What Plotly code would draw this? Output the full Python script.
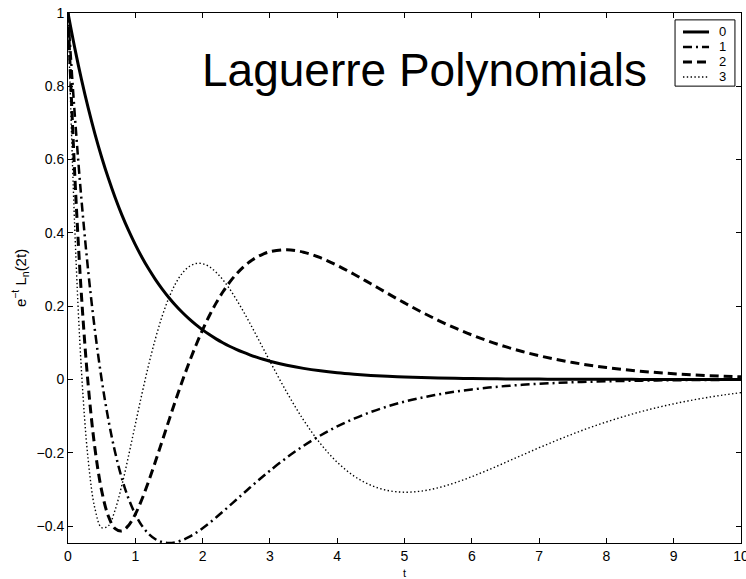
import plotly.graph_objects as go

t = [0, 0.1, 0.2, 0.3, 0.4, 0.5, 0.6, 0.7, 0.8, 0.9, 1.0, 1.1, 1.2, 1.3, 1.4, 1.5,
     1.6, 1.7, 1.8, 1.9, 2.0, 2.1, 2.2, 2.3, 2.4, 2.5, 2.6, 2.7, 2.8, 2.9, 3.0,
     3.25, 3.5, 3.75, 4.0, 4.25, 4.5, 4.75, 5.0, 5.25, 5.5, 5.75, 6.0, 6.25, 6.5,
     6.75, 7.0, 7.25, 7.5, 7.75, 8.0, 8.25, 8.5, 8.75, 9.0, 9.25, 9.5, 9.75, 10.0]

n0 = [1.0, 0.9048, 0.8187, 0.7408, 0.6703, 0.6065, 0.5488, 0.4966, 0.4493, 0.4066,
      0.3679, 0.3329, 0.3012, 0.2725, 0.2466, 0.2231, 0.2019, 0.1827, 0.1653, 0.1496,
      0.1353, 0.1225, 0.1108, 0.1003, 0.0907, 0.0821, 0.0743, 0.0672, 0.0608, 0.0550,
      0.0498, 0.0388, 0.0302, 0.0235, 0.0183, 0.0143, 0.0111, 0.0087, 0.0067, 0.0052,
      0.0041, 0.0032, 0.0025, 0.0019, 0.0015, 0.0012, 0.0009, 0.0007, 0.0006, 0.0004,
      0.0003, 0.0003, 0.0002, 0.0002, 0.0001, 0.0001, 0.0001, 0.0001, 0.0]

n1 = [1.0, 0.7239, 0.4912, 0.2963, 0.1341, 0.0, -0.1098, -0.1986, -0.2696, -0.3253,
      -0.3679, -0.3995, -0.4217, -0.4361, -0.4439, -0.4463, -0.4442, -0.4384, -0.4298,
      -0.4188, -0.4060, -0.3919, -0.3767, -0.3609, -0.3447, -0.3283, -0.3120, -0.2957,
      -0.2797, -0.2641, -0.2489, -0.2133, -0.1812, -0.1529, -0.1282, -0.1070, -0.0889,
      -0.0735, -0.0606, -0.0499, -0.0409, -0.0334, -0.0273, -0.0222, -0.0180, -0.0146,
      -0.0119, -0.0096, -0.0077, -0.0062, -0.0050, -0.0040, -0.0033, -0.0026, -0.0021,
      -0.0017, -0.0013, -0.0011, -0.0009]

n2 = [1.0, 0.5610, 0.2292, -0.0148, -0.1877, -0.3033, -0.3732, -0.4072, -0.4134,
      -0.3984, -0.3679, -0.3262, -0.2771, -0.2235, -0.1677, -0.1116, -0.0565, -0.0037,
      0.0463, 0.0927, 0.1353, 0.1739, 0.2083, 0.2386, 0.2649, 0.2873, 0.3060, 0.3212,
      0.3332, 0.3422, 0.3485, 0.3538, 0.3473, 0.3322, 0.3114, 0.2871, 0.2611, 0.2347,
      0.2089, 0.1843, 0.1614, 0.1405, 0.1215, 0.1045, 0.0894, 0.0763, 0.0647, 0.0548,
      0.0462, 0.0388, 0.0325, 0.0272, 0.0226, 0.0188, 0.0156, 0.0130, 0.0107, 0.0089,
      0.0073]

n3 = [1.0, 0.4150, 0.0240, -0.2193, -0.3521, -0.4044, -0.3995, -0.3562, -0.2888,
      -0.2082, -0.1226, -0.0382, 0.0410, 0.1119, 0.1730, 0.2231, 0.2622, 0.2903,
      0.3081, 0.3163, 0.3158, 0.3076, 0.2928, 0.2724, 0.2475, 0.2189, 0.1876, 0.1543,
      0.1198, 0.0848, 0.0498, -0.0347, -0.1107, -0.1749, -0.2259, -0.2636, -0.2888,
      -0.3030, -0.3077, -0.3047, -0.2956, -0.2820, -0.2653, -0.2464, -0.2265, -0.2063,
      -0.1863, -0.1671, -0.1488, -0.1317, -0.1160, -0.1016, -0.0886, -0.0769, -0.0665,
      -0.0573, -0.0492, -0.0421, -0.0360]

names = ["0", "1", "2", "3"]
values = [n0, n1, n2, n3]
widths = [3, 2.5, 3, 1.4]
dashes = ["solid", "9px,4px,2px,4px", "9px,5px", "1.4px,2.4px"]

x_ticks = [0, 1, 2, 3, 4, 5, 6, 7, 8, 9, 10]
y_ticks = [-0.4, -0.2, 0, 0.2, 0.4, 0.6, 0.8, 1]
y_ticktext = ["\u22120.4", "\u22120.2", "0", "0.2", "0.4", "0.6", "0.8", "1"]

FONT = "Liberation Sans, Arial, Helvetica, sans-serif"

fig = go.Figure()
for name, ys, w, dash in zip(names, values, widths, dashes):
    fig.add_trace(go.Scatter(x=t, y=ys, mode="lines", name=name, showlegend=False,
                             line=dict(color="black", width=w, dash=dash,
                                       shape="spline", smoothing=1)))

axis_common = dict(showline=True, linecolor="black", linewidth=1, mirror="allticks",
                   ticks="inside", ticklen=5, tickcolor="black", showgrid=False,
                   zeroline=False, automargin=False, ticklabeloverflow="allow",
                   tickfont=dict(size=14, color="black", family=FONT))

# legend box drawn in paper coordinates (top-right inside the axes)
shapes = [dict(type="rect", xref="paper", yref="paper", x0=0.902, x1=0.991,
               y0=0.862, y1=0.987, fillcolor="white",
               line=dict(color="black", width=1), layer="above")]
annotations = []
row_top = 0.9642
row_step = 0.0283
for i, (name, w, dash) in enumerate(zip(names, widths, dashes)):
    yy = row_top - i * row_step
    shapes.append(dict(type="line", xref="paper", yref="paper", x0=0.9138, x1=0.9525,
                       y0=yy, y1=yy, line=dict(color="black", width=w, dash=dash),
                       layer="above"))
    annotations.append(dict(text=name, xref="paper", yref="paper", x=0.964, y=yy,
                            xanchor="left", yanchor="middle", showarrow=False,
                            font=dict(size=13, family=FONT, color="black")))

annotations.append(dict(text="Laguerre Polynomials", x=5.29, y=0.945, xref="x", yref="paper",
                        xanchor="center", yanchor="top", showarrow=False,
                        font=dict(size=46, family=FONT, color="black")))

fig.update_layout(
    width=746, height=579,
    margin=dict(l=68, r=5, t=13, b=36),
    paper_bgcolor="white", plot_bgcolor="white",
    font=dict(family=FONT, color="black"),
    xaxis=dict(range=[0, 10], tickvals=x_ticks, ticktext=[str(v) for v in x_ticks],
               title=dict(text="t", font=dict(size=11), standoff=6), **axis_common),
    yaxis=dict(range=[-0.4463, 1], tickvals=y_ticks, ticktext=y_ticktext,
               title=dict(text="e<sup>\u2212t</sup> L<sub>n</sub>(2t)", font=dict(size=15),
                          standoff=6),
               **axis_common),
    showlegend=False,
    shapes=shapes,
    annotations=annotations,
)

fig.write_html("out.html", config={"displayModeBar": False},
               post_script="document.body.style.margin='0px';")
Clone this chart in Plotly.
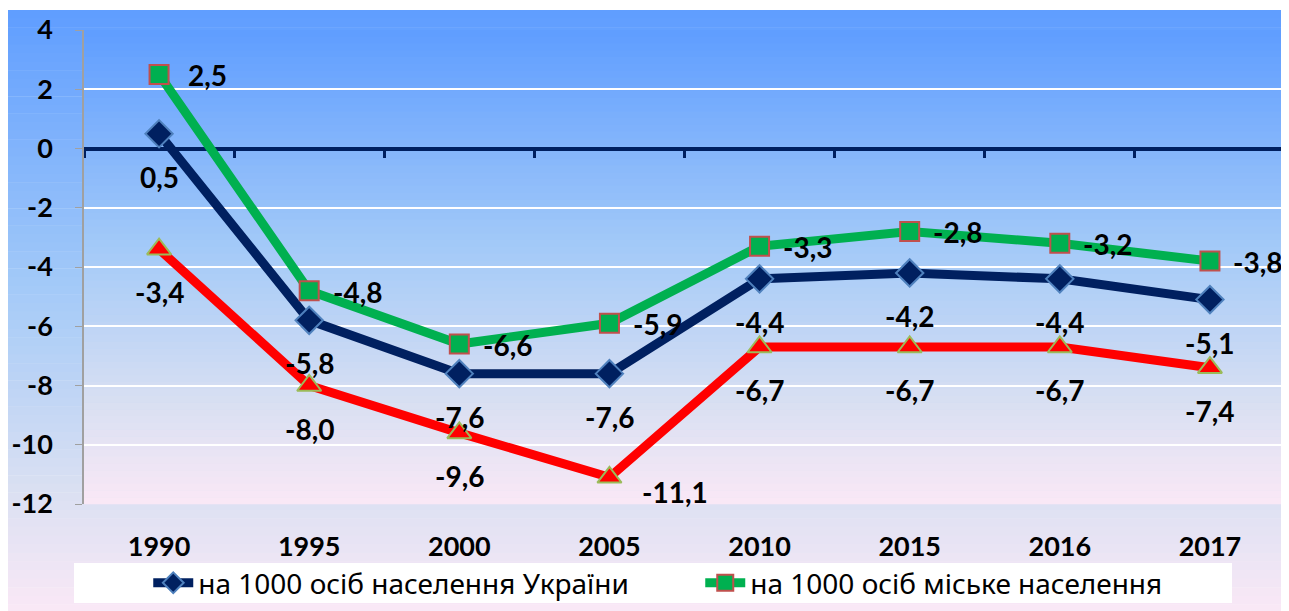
_ _ _ _ _ _ _
Repeat the material above verbatim, with no pictures in the output.

What Plotly code would draw this? Output the full Python script.
import plotly.graph_objects as go

t = [0, 0.1, 0.2, 0.3, 0.4, 0.5, 0.6, 0.7, 0.8, 0.9, 1.0, 1.1, 1.2, 1.3, 1.4, 1.5,
     1.6, 1.7, 1.8, 1.9, 2.0, 2.1, 2.2, 2.3, 2.4, 2.5, 2.6, 2.7, 2.8, 2.9, 3.0,
     3.25, 3.5, 3.75, 4.0, 4.25, 4.5, 4.75, 5.0, 5.25, 5.5, 5.75, 6.0, 6.25, 6.5,
     6.75, 7.0, 7.25, 7.5, 7.75, 8.0, 8.25, 8.5, 8.75, 9.0, 9.25, 9.5, 9.75, 10.0]

n0 = [1.0, 0.9048, 0.8187, 0.7408, 0.6703, 0.6065, 0.5488, 0.4966, 0.4493, 0.4066,
      0.3679, 0.3329, 0.3012, 0.2725, 0.2466, 0.2231, 0.2019, 0.1827, 0.1653, 0.1496,
      0.1353, 0.1225, 0.1108, 0.1003, 0.0907, 0.0821, 0.0743, 0.0672, 0.0608, 0.0550,
      0.0498, 0.0388, 0.0302, 0.0235, 0.0183, 0.0143, 0.0111, 0.0087, 0.0067, 0.0052,
      0.0041, 0.0032, 0.0025, 0.0019, 0.0015, 0.0012, 0.0009, 0.0007, 0.0006, 0.0004,
      0.0003, 0.0003, 0.0002, 0.0002, 0.0001, 0.0001, 0.0001, 0.0001, 0.0]

n1 = [1.0, 0.7239, 0.4912, 0.2963, 0.1341, 0.0, -0.1098, -0.1986, -0.2696, -0.3253,
      -0.3679, -0.3995, -0.4217, -0.4361, -0.4439, -0.4463, -0.4442, -0.4384, -0.4298,
      -0.4188, -0.4060, -0.3919, -0.3767, -0.3609, -0.3447, -0.3283, -0.3120, -0.2957,
      -0.2797, -0.2641, -0.2489, -0.2133, -0.1812, -0.1529, -0.1282, -0.1070, -0.0889,
      -0.0735, -0.0606, -0.0499, -0.0409, -0.0334, -0.0273, -0.0222, -0.0180, -0.0146,
      -0.0119, -0.0096, -0.0077, -0.0062, -0.0050, -0.0040, -0.0033, -0.0026, -0.0021,
      -0.0017, -0.0013, -0.0011, -0.0009]

n2 = [1.0, 0.5610, 0.2292, -0.0148, -0.1877, -0.3033, -0.3732, -0.4072, -0.4134,
      -0.3984, -0.3679, -0.3262, -0.2771, -0.2235, -0.1677, -0.1116, -0.0565, -0.0037,
      0.0463, 0.0927, 0.1353, 0.1739, 0.2083, 0.2386, 0.2649, 0.2873, 0.3060, 0.3212,
      0.3332, 0.3422, 0.3485, 0.3538, 0.3473, 0.3322, 0.3114, 0.2871, 0.2611, 0.2347,
      0.2089, 0.1843, 0.1614, 0.1405, 0.1215, 0.1045, 0.0894, 0.0763, 0.0647, 0.0548,
      0.0462, 0.0388, 0.0325, 0.0272, 0.0226, 0.0188, 0.0156, 0.0130, 0.0107, 0.0089,
      0.0073]

n3 = [1.0, 0.4150, 0.0240, -0.2193, -0.3521, -0.4044, -0.3995, -0.3562, -0.2888,
      -0.2082, -0.1226, -0.0382, 0.0410, 0.1119, 0.1730, 0.2231, 0.2622, 0.2903,
      0.3081, 0.3163, 0.3158, 0.3076, 0.2928, 0.2724, 0.2475, 0.2189, 0.1876, 0.1543,
      0.1198, 0.0848, 0.0498, -0.0347, -0.1107, -0.1749, -0.2259, -0.2636, -0.2888,
      -0.3030, -0.3077, -0.3047, -0.2956, -0.2820, -0.2653, -0.2464, -0.2265, -0.2063,
      -0.1863, -0.1671, -0.1488, -0.1317, -0.1160, -0.1016, -0.0886, -0.0769, -0.0665,
      -0.0573, -0.0492, -0.0421, -0.0360]

names = ["0", "1", "2", "3"]
values = [n0, n1, n2, n3]
widths = [3, 2.5, 3, 1.4]
dashes = ["solid", "9px,4px,2px,4px", "9px,5px", "1.4px,2.4px"]

x_ticks = [0, 1, 2, 3, 4, 5, 6, 7, 8, 9, 10]
y_ticks = [-0.4, -0.2, 0, 0.2, 0.4, 0.6, 0.8, 1]
y_ticktext = ["\u22120.4", "\u22120.2", "0", "0.2", "0.4", "0.6", "0.8", "1"]

FONT = "Liberation Sans, Arial, Helvetica, sans-serif"

fig = go.Figure()
for name, ys, w, dash in zip(names, values, widths, dashes):
    fig.add_trace(go.Scatter(x=t, y=ys, mode="lines", name=name, showlegend=False,
                             line=dict(color="black", width=w, dash=dash,
                                       shape="spline", smoothing=1)))

axis_common = dict(showline=True, linecolor="black", linewidth=1, mirror="allticks",
                   ticks="inside", ticklen=5, tickcolor="black", showgrid=False,
                   zeroline=False, automargin=False, ticklabeloverflow="allow",
                   tickfont=dict(size=14, color="black", family=FONT))

# legend box drawn in paper coordinates (top-right inside the axes)
shapes = [dict(type="rect", xref="paper", yref="paper", x0=0.902, x1=0.991,
               y0=0.862, y1=0.987, fillcolor="white",
               line=dict(color="black", width=1), layer="above")]
annotations = []
row_top = 0.9642
row_step = 0.0283
for i, (name, w, dash) in enumerate(zip(names, widths, dashes)):
    yy = row_top - i * row_step
    shapes.append(dict(type="line", xref="paper", yref="paper", x0=0.9138, x1=0.9525,
                       y0=yy, y1=yy, line=dict(color="black", width=w, dash=dash),
                       layer="above"))
    annotations.append(dict(text=name, xref="paper", yref="paper", x=0.964, y=yy,
                            xanchor="left", yanchor="middle", showarrow=False,
                            font=dict(size=13, family=FONT, color="black")))

annotations.append(dict(text="Laguerre Polynomials", x=5.29, y=0.945, xref="x", yref="paper",
                        xanchor="center", yanchor="top", showarrow=False,
                        font=dict(size=46, family=FONT, color="black")))

fig.update_layout(
    width=746, height=579,
    margin=dict(l=68, r=5, t=13, b=36),
    paper_bgcolor="white", plot_bgcolor="white",
    font=dict(family=FONT, color="black"),
    xaxis=dict(range=[0, 10], tickvals=x_ticks, ticktext=[str(v) for v in x_ticks],
               title=dict(text="t", font=dict(size=11), standoff=6), **axis_common),
    yaxis=dict(range=[-0.4463, 1], tickvals=y_ticks, ticktext=y_ticktext,
               title=dict(text="e<sup>\u2212t</sup> L<sub>n</sub>(2t)", font=dict(size=15),
                          standoff=6),
               **axis_common),
    showlegend=False,
    shapes=shapes,
    annotations=annotations,
)

fig.write_html("out.html", config={"displayModeBar": False},
               post_script="document.body.style.margin='0px';")
Clone this chart in Plotly.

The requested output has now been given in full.